El mismo cuerpo de Diana se ha ido transformando, con la demora, en una desorientada abstracción. En lugar de permitir que los fieles pudieran encamar su dolor sobre la materialidad de un féretro, los restos se hallan secuestrados y ocultos en una cripta apartada de la comprensión, es decir, no sólo privados de cualquier imagen en televisión o en directo, sino sustraídos a cualquier intento de la imaginación. Cuando los restos abandonen ese lugar en St. Jarnes saldrán a la luz probablemente incinerados y al ataúd será preciso cargarle unos lastres para que transmita, ante el gentío, la impresión de guardar el peso de una mujer. Sólo el peso: ni la talla ni la composición de una mujer, puesto que Lady Di, lo sospechan todos mientras pasean por las arboledas del Mall -entre Buckingham Palace y St. James- ha ido creciendo en abstracción desde que la frialdad real le puso la mano encima.

¿Ha sido éste el efecto de un plan para desvanecerla o es una consecuencia de una mala gestión? Las interpretaciones mejor intencionadas basan el abusivo retraso, de su entierro en el deseo de favorecer la asistencia a un mayor número de personajes importantes. No le hacen, sin embargo, a la princesa ningún favor de esta manera. Y ni siquiera así consiguen que Clinton cumpla con su promesa de estar presente en el adiós. En fin, un desastre: una perturbación en los ritmos del corazón popular, una ofensa a la impaciente majestad de la muerte, un maltrato a la protagonista.Cuando el sábado llegue el momento del funeral más de un millón y medio de personas ocuparán las avenidas, dicen los periódicos, para manifestar su llanto. Pero todos, la víspera o en las horas previas, tendrán que recomponer sus almas para el duelo y recobrar la humedad de las lágrimas que ha secado esta inaudita espera.
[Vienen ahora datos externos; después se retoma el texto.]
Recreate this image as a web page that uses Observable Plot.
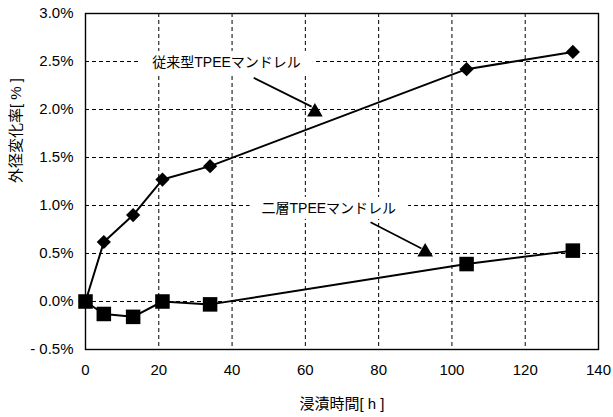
<!DOCTYPE html>
<html><head><meta charset="utf-8">
<script src="https://cdn.jsdelivr.net/npm/d3@7"></script>
<script src="https://cdn.jsdelivr.net/npm/@observablehq/plot@0.6"></script>
<style>
html,body{margin:0;padding:0;background:#fff;}
</style>
</head><body>
<div id="chart"></div>
<script>
// ---- data ----
const hours = [0, 5, 13, 21, 34, 104, 133];
const conventional = [0.00, 0.62, 0.90, 1.27, 1.41, 2.42, 2.60];
const twoLayer = [0.00, -0.13, -0.16, 0.00, -0.03, 0.39, 0.53];
const seriesNames = ["従来型TPEEマンドレル", "二層TPEEマンドレル"];
// annotation anchors (data units)
const labelX = [38.5, 66.4];
const labelY = [2.49, 0.97];
const arrowX1 = [45.9, 77.8];
const arrowY1 = [2.33, 0.826];
const arrowX2 = [61.7, 91.7];
const arrowY2 = [2.03, 0.552];
const headX = [62.6, 92.7];
const headY = [1.975, 0.516];
const xTicks = [0, 20, 40, 60, 80, 100, 120, 140];
const yTicks = [-0.5, 0.0, 0.5, 1.0, 1.5, 2.0, 2.5, 3.0];
const xGrid = [20, 40, 60, 80, 100, 120];
const yGrid = [0.0, 0.5, 1.0, 1.5, 2.0, 2.5];
const xTitle = "浸漬時間[ h ]";
const yTitle = "外径変化率[ % ]";

const convData = hours.map((h, i) => ({h, v: conventional[i]}));
const twoData = hours.map((h, i) => ({h, v: twoLayer[i]}));
const annos = seriesNames.map((name, i) => ({
  name, lx: labelX[i], ly: labelY[i],
  x1: arrowX1[i], y1: arrowY1[i], x2: arrowX2[i], y2: arrowY2[i],
  hx: headX[i], hy: headY[i]
}));

const fmt = d => d < 0 ? `- ${Math.abs(d).toFixed(1)}%` : `${d.toFixed(1)}%`;

const plot = Plot.plot({
  width: 613,
  height: 417,
  marginLeft: 85,
  marginRight: 15,
  marginTop: 13,
  marginBottom: 68,
  style: {
    fontFamily: "'Liberation Sans', 'Noto Sans CJK JP', sans-serif",
    fontSize: "15px",
    color: "black",
    background: "white"
  },
  x: {domain: [0, 140]},
  y: {domain: [-0.5, 3.0]},
  marks: [
    Plot.gridX(xGrid, {stroke: "black", strokeOpacity: 1, strokeWidth: 1, strokeDasharray: "4,3"}),
    Plot.gridY(yGrid, {stroke: "black", strokeOpacity: 1, strokeWidth: 1, strokeDasharray: "4,3"}),
    Plot.frame({stroke: "black", strokeWidth: 1.4}),
    Plot.axisX({ticks: xTicks, tickSize: 0, tickPadding: 15, label: null, fontSize: 15}),
    Plot.axisY({ticks: yTicks, tickSize: 0, tickPadding: 12, tickFormat: fmt, label: null, fontSize: 15}),
    Plot.text([xTitle], {text: d => d, frameAnchor: "bottom", dy: 59, fontSize: 15, fill: "black"}),
    Plot.text([yTitle], {text: d => d, frameAnchor: "left", rotate: -90, dx: -69, dy: 1.5, fontSize: 15, fill: "black"}),
    Plot.line(convData, {x: "h", y: "v", stroke: "black", strokeWidth: 2}),
    Plot.line(twoData, {x: "h", y: "v", stroke: "black", strokeWidth: 2}),
    Plot.dot(convData, {x: "h", y: "v", symbol: "diamond2", r: 6.4, fill: "black", stroke: "none"}),
    Plot.dot(twoData, {x: "h", y: "v", symbol: "square", r: 8.2, fill: "black", stroke: "none"}),
    Plot.link(annos, {x1: "x1", y1: "y1", x2: "x2", y2: "y2", stroke: "black", strokeWidth: 1.7}),
    Plot.dot(annos, {x: "hx", y: "hy", symbol: "triangle", r: 5.8, fill: "black", stroke: "none"}),
    Plot.text(annos, {x: "lx", y: "ly", text: "name", fontSize: 14, fill: "black"})
  ]
});

document.getElementById("chart").append(plot);

// white boxes behind the annotation labels (hide gridlines like the original)
d3.select(plot).selectAll("text").each(function() {
  if (!seriesNames.includes(this.textContent)) return;
  const b = this.getBBox();
  const rect = document.createElementNS("http://www.w3.org/2000/svg", "rect");
  rect.setAttribute("x", b.x - 12);
  rect.setAttribute("y", b.y - 3);
  rect.setAttribute("width", b.width + 24);
  rect.setAttribute("height", b.height + 6);
  rect.setAttribute("fill", "white");
  const t = this.getAttribute("transform");
  if (t) rect.setAttribute("transform", t);
  this.parentNode.insertBefore(rect, this);
});
</script>
</body></html>
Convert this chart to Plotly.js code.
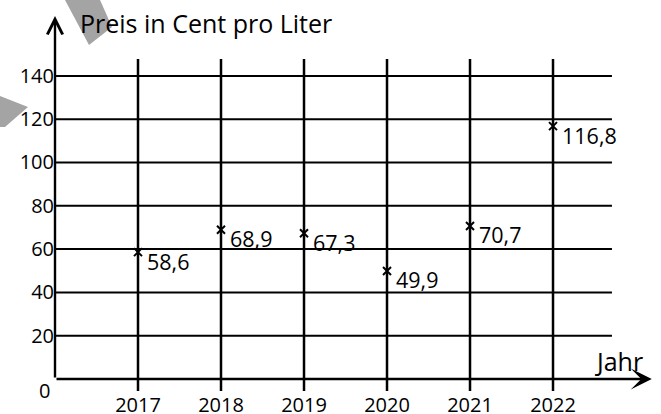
<!DOCTYPE html>
<html>
<head>
<meta charset="utf-8">
<script src="https://cdn.plot.ly/plotly-3.0.1.min.js"></script>
<style>html,body{margin:0;padding:0;background:#fff;}#chart{width:661px;height:414px;}</style>
</head>
<body>
<div id="chart"></div>
<script>
// Data
const years = [2017, 2018, 2019, 2020, 2021, 2022];
const prices = [58.6, 68.9, 67.3, 49.9, 70.7, 116.8];
const priceLabels = ["58,6", "68,9", "67,3", "49,9", "70,7", "116,8"];
const yTicks = [0, 20, 40, 60, 80, 100, 120, 140];
const yTickLabels = ["0", "20", "40", "60", "80", "100", "120", "140"];
const yAxisTitle = "Preis in Cent pro Liter";
const xAxisTitle = "Jahr";

const FONT = "Open Sans, Noto Sans, sans-serif";
const FS_TICK = 20, FS_LABEL = 21.5, FS_TITLE = 25;
const X0 = 2016, XGRID_END = 2022.71, XTIP = 2023.19;
const YGRID_TOP = 147.8, YLINE_BOTTOM = -5.54, YTIP = 167.7;

const shapes = [];
// horizontal grid lines (excluding 0, which is the axis)
yTicks.filter(v => v > 0).forEach(v => {
  shapes.push({type:'line', xref:'x', yref:'y', x0:X0, x1:XGRID_END, y0:v, y1:v,
    line:{color:'#000', width:2}});
});
// vertical grid lines at each year
years.forEach(yr => {
  shapes.push({type:'line', xref:'x', yref:'y', x0:yr, x1:yr, y0:YLINE_BOTTOM, y1:YGRID_TOP,
    line:{color:'#000', width:2.5}});
});
// grey scan artefacts
shapes.push({type:'path', xref:'paper', yref:'paper', layer:'below',
  path:'M0.0165,1 L0.0743,1 L0.0941,0.931 L0.0561,0.885 Z',
  fillcolor:'#a4a4a4', line:{width:0}});
shapes.push({type:'path', xref:'paper', yref:'paper', layer:'below',
  path:'M-0.0908,0.7545 L-0.0446,0.7263 L-0.0825,0.6752 L-0.0908,0.6752 Z',
  fillcolor:'#a4a4a4', line:{width:0}});

const annotations = [];
// axes with arrows
annotations.push({xref:'x', yref:'y', axref:'x', ayref:'y', x:XTIP, y:0, ax:X0, ay:0,
  showarrow:true, arrowhead:3, arrowwidth:2.6, arrowsize:1.35, arrowcolor:'#000', text:'', standoff:0});
annotations.push({xref:'x', yref:'y', axref:'x', ayref:'y', x:X0, y:YTIP, ax:X0, ay:0,
  showarrow:true, arrowhead:5, arrowwidth:2.4, arrowsize:1.25, arrowcolor:'#000', text:'', standoff:0});
// point labels
prices.forEach((p, i) => {
  annotations.push({xref:'x', yref:'y', x:years[i], y:p, text:priceLabels[i], showarrow:false,
    xanchor:'left', yanchor:'middle', xshift:7, yshift:-9, font:{family:FONT, size:FS_LABEL, color:'#000'}});
});
// zero label
annotations.push({xref:'paper', yref:'y', x:0, y:yTicks[0], text:yTickLabels[0], showarrow:false,
  xanchor:'right', yanchor:'middle', xshift:-3, yshift:-11, font:{family:FONT, size:FS_TICK, color:'#000'}});
// axis titles
annotations.push({xref:'paper', yref:'paper', x:(78-55)/606, y:(391-23)/391, text:yAxisTitle, showarrow:false,
  xanchor:'left', yanchor:'middle', font:{family:FONT, size:FS_TITLE, color:'#000'}});
annotations.push({xref:'x', yref:'y', x:X0 + (619-55)/83, y:(379-361)/2.165, text:xAxisTitle, showarrow:false,
  xanchor:'center', yanchor:'middle', font:{family:FONT, size:FS_TITLE, color:'#000'}});

const trace = {
  type:'scatter', mode:'markers', x:years, y:prices,
  marker:{symbol:'x-thin-open', size:8, line:{width:2, color:'#000'}, color:'#000'},
  hoverinfo:'skip', cliponaxis:false
};

const layout = {
  width:661, height:414,
  margin:{l:55, r:0, t:0, b:23},
  paper_bgcolor:'#fff', plot_bgcolor:'#fff',
  showlegend:false,
  xaxis:{range:[X0, 2023.301], tickvals:years, ticktext:years.map(String),
    showgrid:false, zeroline:false, showline:false, ticks:'', ticklen:0,
    tickfont:{family:FONT, size:FS_TICK, color:'#000'}, fixedrange:true},
  yaxis:{range:[YLINE_BOTTOM, 175.05], tickvals:yTicks.slice(1), ticktext:yTickLabels.slice(1),
    showgrid:false, zeroline:false, showline:false, ticks:'', ticklen:0,
    tickfont:{family:FONT, size:FS_TICK, color:'#000'}, fixedrange:true},
  shapes:shapes,
  annotations:annotations
};

Plotly.newPlot('chart', [trace], layout, {staticPlot:true, displayModeBar:false});
</script>
</body>
</html>
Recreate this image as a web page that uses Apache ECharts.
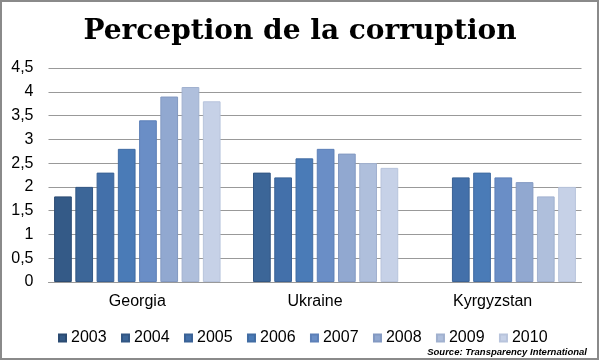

A la fuerza, la prolongada preparación del sepelio, con huérfanos y desamparados, con enfermos y 500 ONGs presentes despedirá un aroma de artificio. Probablemente tan artificioso como merece la pseudosantidad de la princesa, pero encima tan mal dispuesto en su tempo que, para los menos devotos, esta señora podría darse por enterrada ya.